### SUPPLIED MATERIAL
● ● ●

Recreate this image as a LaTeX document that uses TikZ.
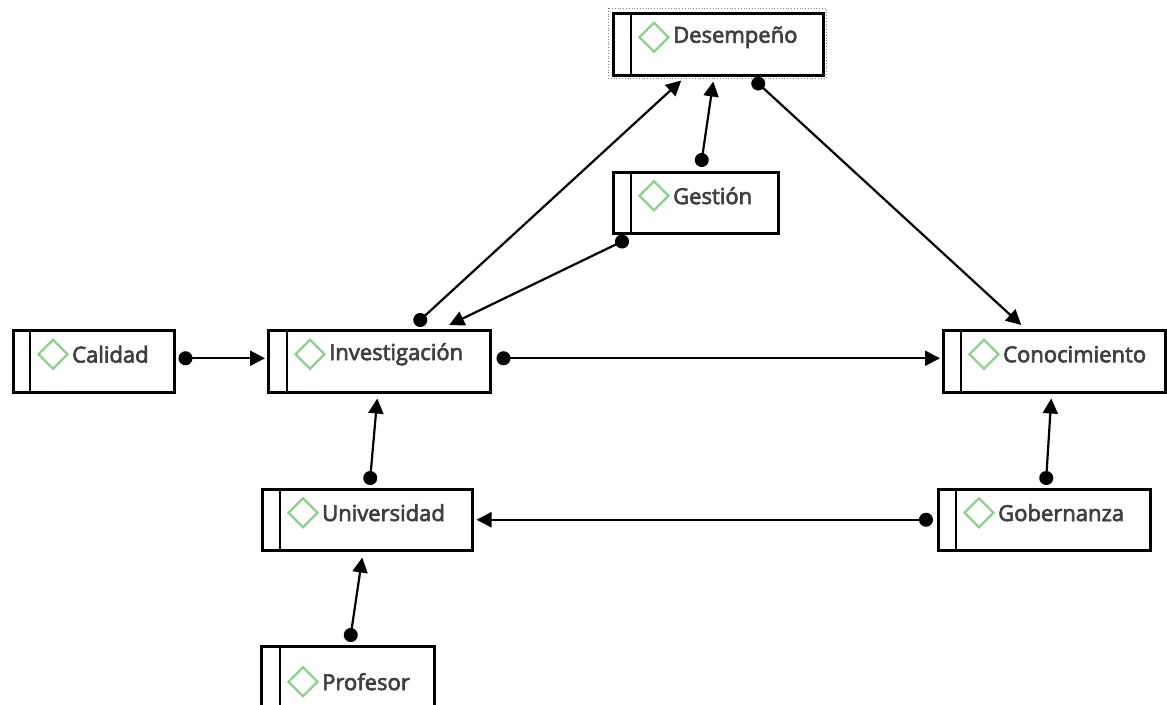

● ● ●

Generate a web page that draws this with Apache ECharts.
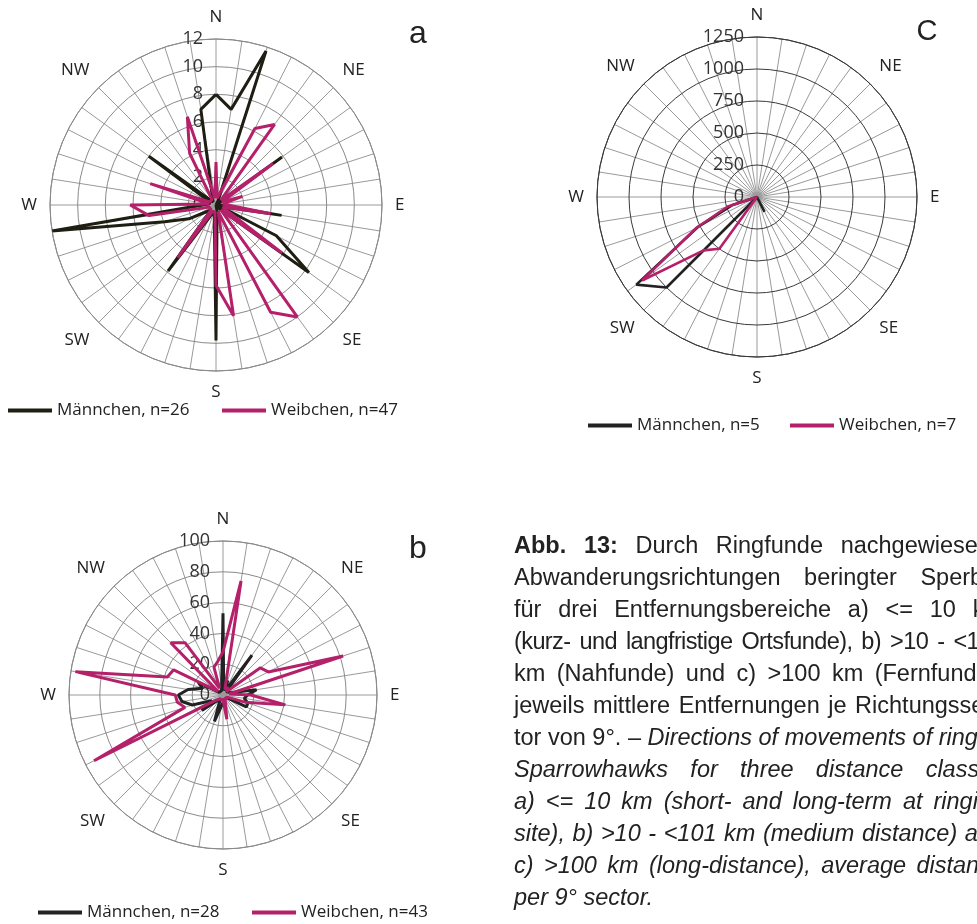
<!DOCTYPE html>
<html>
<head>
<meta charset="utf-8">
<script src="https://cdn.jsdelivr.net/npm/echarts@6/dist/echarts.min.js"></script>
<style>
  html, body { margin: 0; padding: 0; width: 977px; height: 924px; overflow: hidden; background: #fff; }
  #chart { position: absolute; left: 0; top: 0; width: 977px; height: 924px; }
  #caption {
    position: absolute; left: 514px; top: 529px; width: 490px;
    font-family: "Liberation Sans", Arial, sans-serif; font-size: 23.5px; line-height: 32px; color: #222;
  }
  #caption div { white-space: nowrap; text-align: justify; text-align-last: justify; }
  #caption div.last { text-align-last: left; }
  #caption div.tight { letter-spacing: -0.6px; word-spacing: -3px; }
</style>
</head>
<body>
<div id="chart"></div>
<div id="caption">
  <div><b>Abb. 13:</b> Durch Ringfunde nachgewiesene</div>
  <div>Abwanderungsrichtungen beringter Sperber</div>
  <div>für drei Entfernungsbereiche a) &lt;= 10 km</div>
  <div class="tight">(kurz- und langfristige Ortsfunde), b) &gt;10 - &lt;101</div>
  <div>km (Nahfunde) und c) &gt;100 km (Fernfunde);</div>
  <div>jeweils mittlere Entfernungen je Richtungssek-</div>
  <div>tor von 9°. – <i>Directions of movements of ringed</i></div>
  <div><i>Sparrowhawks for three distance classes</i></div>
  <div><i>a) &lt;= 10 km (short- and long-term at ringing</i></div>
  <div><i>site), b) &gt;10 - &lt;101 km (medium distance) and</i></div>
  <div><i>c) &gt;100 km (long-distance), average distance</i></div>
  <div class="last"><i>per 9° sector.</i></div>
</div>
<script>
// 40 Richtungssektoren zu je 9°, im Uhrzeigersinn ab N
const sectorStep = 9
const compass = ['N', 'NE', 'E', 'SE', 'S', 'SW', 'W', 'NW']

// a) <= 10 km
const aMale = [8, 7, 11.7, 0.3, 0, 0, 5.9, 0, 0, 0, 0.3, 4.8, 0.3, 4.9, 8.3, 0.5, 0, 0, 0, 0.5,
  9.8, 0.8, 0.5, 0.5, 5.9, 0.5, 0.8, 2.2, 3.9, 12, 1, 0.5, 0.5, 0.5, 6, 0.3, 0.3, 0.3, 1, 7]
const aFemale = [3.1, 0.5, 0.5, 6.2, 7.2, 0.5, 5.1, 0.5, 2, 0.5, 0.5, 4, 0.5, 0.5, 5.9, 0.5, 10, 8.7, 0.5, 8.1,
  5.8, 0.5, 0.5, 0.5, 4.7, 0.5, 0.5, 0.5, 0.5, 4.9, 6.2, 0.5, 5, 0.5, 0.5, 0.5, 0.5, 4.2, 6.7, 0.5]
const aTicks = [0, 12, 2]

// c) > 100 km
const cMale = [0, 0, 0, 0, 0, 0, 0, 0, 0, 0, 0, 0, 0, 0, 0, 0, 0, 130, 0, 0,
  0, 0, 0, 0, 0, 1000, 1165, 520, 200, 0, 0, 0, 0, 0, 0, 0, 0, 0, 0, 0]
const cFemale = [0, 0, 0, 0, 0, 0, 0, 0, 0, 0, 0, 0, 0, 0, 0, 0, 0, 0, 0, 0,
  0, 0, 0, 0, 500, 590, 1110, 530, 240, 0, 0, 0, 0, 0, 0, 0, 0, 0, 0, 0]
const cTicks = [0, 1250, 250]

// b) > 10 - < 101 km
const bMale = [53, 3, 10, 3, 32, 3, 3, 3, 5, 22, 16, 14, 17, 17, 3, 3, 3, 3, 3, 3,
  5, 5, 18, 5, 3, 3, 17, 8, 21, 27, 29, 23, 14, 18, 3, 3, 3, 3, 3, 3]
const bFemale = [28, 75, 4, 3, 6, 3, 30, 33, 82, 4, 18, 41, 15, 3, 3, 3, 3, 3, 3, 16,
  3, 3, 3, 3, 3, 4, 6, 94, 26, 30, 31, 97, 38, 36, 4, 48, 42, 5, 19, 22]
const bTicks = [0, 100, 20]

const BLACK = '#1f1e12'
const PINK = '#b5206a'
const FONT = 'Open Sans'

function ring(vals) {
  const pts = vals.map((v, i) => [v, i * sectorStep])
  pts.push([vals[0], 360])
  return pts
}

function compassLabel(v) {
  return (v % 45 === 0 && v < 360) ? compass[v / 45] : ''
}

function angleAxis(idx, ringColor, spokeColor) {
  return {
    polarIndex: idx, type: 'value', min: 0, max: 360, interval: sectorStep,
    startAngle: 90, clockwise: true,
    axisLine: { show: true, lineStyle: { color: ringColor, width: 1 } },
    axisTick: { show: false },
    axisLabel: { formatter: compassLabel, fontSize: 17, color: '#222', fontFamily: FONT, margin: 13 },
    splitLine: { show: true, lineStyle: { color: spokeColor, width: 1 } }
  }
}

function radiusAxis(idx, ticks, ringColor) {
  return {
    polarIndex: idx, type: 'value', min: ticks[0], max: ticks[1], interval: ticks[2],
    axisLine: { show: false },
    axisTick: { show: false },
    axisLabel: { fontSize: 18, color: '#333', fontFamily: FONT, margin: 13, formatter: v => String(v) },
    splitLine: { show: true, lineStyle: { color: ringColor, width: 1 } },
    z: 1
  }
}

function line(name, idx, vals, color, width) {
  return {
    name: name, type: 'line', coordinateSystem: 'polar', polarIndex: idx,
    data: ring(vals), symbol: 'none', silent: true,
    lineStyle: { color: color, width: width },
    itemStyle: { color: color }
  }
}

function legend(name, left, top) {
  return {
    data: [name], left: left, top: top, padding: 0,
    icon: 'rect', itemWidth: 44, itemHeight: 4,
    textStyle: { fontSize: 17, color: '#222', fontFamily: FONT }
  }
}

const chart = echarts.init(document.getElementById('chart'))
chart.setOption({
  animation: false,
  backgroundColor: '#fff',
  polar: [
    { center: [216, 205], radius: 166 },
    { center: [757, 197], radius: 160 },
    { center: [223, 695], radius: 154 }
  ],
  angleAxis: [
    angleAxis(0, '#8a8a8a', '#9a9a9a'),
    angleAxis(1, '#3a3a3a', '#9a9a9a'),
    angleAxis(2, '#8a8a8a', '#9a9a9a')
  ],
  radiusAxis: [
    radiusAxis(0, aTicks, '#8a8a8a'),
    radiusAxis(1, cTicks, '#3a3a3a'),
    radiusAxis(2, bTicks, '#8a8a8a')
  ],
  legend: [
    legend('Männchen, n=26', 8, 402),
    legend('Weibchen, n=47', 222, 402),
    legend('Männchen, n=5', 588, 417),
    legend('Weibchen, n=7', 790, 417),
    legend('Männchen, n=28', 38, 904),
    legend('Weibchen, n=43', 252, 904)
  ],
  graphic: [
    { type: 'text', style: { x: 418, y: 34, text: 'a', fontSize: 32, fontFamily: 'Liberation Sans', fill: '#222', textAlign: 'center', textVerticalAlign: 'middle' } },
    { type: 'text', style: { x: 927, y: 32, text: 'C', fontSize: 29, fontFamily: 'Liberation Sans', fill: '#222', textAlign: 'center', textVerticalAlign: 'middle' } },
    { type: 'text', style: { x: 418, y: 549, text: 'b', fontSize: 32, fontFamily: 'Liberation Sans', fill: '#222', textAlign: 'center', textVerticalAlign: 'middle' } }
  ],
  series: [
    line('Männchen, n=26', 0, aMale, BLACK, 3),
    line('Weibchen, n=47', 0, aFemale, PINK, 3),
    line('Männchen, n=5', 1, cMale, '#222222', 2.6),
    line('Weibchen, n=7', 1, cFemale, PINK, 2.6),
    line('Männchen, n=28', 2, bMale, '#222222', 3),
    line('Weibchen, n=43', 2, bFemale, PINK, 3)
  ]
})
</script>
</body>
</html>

● ● ●

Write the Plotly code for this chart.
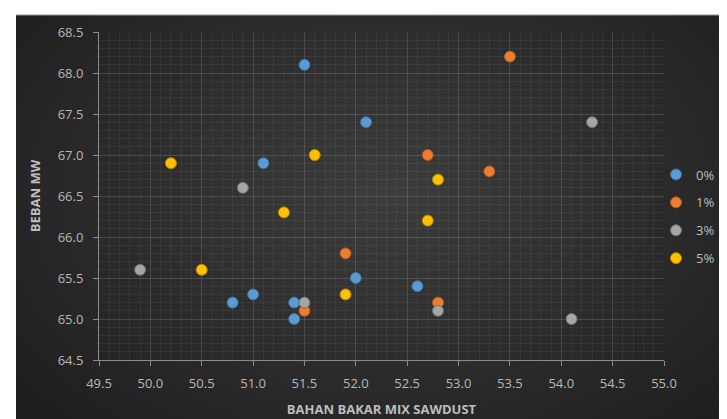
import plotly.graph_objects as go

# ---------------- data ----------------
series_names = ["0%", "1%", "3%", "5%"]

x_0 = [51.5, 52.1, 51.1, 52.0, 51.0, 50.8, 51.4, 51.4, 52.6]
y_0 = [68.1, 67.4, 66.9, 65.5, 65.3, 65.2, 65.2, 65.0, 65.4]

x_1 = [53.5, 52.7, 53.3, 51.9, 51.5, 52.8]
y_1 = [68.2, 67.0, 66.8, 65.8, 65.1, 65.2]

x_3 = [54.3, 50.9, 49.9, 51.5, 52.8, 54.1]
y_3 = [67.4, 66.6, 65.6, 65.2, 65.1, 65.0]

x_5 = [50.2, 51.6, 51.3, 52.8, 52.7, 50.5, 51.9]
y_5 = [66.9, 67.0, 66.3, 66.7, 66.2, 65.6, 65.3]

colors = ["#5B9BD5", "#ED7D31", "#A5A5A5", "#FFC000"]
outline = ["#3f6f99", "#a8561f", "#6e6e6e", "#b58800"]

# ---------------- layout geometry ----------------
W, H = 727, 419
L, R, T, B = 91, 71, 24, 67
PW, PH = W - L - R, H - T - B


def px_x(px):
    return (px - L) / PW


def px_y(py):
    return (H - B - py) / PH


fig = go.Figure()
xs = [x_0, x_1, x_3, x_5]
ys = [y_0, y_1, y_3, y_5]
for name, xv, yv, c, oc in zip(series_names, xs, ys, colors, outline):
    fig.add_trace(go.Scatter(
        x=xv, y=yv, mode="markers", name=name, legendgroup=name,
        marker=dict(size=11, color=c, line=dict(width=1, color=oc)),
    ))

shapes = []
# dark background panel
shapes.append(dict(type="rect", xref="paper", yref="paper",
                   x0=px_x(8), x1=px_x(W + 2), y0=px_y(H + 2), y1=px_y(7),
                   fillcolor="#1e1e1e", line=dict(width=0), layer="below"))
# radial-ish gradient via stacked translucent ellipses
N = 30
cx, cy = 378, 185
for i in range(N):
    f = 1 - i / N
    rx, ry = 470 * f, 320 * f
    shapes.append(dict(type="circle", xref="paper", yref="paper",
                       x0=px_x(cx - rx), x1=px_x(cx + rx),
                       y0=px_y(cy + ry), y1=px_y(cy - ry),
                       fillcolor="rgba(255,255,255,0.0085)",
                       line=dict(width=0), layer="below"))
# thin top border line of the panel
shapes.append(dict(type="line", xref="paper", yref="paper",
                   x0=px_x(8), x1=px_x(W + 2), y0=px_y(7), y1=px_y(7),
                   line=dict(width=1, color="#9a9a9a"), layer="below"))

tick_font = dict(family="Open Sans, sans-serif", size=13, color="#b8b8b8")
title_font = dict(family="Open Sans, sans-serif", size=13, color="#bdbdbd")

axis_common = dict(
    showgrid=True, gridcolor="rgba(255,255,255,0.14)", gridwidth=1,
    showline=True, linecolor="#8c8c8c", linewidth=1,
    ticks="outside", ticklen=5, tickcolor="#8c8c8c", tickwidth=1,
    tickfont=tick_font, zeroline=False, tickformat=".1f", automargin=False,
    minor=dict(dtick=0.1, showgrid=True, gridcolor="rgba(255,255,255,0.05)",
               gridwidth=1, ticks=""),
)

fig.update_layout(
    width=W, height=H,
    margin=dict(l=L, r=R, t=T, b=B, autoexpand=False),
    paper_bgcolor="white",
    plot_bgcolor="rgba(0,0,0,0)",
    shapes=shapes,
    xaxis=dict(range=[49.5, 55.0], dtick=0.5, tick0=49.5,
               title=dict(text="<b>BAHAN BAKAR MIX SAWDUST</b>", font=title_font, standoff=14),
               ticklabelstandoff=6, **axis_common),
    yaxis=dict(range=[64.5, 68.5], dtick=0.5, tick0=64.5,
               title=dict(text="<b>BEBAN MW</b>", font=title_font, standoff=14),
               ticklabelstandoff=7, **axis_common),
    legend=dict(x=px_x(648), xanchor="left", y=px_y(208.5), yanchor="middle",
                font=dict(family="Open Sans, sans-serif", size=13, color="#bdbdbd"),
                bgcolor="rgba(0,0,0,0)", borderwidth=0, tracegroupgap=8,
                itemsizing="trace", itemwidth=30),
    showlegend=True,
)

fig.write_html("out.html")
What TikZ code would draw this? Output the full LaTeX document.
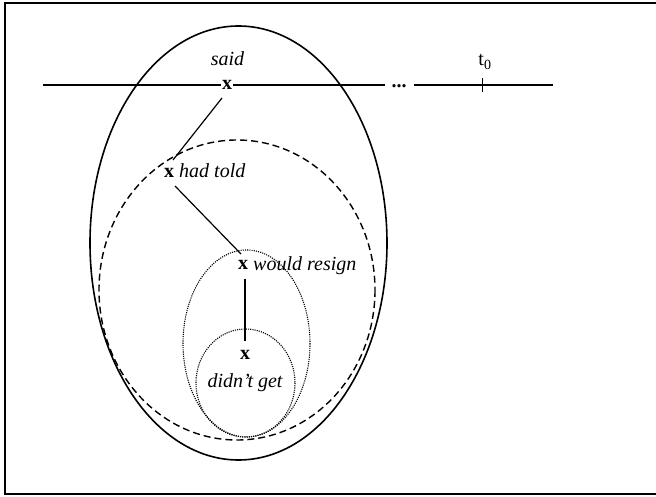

● ● ●

The first line to copy holds "Write the Plotly code for this chart.", and the last holds "y_3 = [67.4, 66.6, 65.6, 65.2, 65.1, 65.0]". Copy them and the lines between exactly, leaving out pictures.

### SOLUTION
Write the Plotly code for this chart.
import plotly.graph_objects as go

# ---------------- data ----------------
series_names = ["0%", "1%", "3%", "5%"]

x_0 = [51.5, 52.1, 51.1, 52.0, 51.0, 50.8, 51.4, 51.4, 52.6]
y_0 = [68.1, 67.4, 66.9, 65.5, 65.3, 65.2, 65.2, 65.0, 65.4]

x_1 = [53.5, 52.7, 53.3, 51.9, 51.5, 52.8]
y_1 = [68.2, 67.0, 66.8, 65.8, 65.1, 65.2]

x_3 = [54.3, 50.9, 49.9, 51.5, 52.8, 54.1]
y_3 = [67.4, 66.6, 65.6, 65.2, 65.1, 65.0]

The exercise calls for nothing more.